How would Christian interpretation of the Bible change if we read scripture the same way Jesus did? If we followed Jesus in interpreting scripture through the lens of love, what difference would it make here at St. Matthew or in the church worldwide? How would the church respond to refugees and asylum seekers? How would the church respond to addicts and the incarcerated? How would the church respond to LGBT people? How would the church respond to today’s most vulnerable?
Today’s readers of the Bible, both Jews and Christians, have various methods of interpretation. Everybody reads through a lens; you can’t avoid that. Some are more strict. Some are more lenient. Some are oblivious to what their lens is. Jesus teaches us to intentionally see scripture through the lens of love.

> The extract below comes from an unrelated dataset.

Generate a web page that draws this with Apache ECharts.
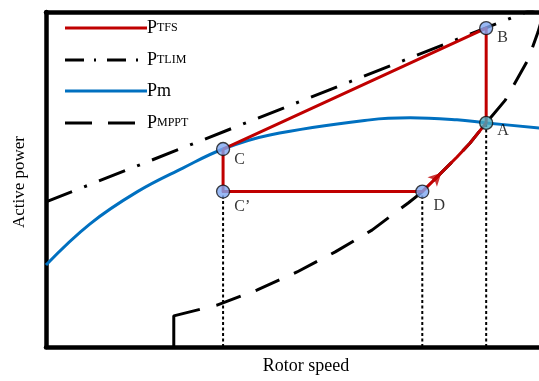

And it’s good news for us that God also looks at us through the lens of love. God doesn’t focus on our sin, but looks at us like the most loving mother or father you can imagine. God’s loving gaze shines upon us. Wraps us in unconditional love. Heals our brokenness and sin. And transforms us into loving children of God. Jesus looks at us the same way he looks at scripture—the same way he looks at everything—through the lens of love. Teaching us to see things in the same way, to have the mind of Christ. And all the while revealing to us how incredibly loved we are!
In the name of the Father, and of the Son, and of the Holy Spirit. Amen.
Pastor Brian, 2/12/23
 Iris Murdoch, The Sovereignty of the Good (p. 17).